Suddenly learning Julia became a lot more interesting. I figured, heck, I know Python and R - how hard could it be? It’s actually pretty hard. Julia is meant to be easy to code in (like Python) but fast as hell (like C). And it IS easy to code in, sort of. But there are some gotchas to learning a relatively recent language:

  • Sparse documentation: the size and depth of both the official Julia documentation, the StackOverflow tag, and the Julia boards are just smaller than Python. In Python, any question you can think of has been asked many, many times, and it’s easy to find. In Julia, your question may have been asked but it’s gonna be hard to find it, and there’s no guarantee it’s been asked at all.
  • Changing functionality: Julia has changed a lot, so pulling up old documentation or answered questions is actually a problem. For example, there used to be an sqldf function in the SQLite package that automatically converted the result set into a DataFrame. No longer, so far as I know.
  • Typing: Typing is a lot trickier than it is in Python or R. typeof() is super valuable, and the typing conventions make sense, but it’s a lot to learn. Julia is also very picky about Null and NA values.
  • “Naturalness”: In both Python in R, once you achieve a certain level of comfort you can type things that you think will work and, generally, they will. This is not also true in Julia. Many things DO work intuitively, but having gotten used to the vectorized nature of R in particular I expect certain actions (changing an entire column, for example) to be easy.

A big part of the issue is that I’m facing is not in getting FixedEffectModels.jl to work, it’s just getting my huge dataset formatted in a way that I can run the darn thing. In principle I could use DataRead.jl, but I haven’t figured out how to compile ReadStat on a PC (the server I’m using). So instead I’m limited to either importing via cleaned CSV or SQLite database. SQLite is much faster but I have to redo all of the cleaning, while CSV is painfully slow and runs out of memory because Julia gets the types wrong (see: “Naturalness”). So now I’m learning how to import the data through SQLite in chunks, type it properly, and merge in the datasets I use in my Stata cleaning process. All before I get to run a single regression. And three weeks before my JMP needs to be done.

But Julia is a nice tool to have, and it seems to have some momentum. The community appears to be tremendous.

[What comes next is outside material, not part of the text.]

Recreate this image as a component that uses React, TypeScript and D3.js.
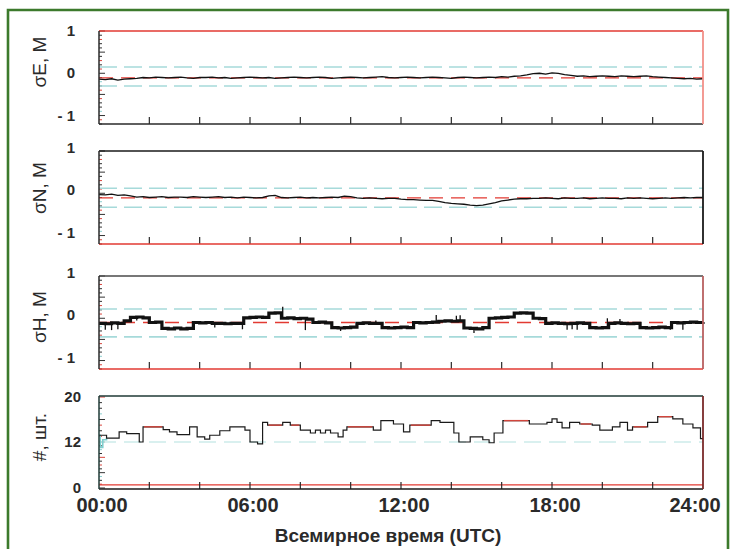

More notes (I feel like I’m learning a ton about language design):

  • Arrays that accept NAs are nice, but a devil’s bargain. Typed arrays are both faster and consume MUCH less memory, since Any arrays need to contain a pointer for each unit, plus the data itself must be stored somewhere.
  • If your date is in a fixed format, a custom (read: dumb) parser is way better than the smart parser provided in Julia.
  • Pay close attention your types, if you care about memory allocation. Strings are huge. Floats are remarkably small (and so cool!). Int choices can be important.
  • God help you if you have an NA hiding in your arrays. The @data macro is pretty much worthless. The folks working on Julia is still figuring out how to deal with NA values. DataArrays, which CAN (in general) handle NAs even when typed, have trouble important NA values. I ended up getting around a problem by temporarily converting all NAs in an Array{Any} variable to a real number so that I could convert it to a DataArray{Float16} before re-adding the NAs. The Nullable package is supposed to be a fix for this.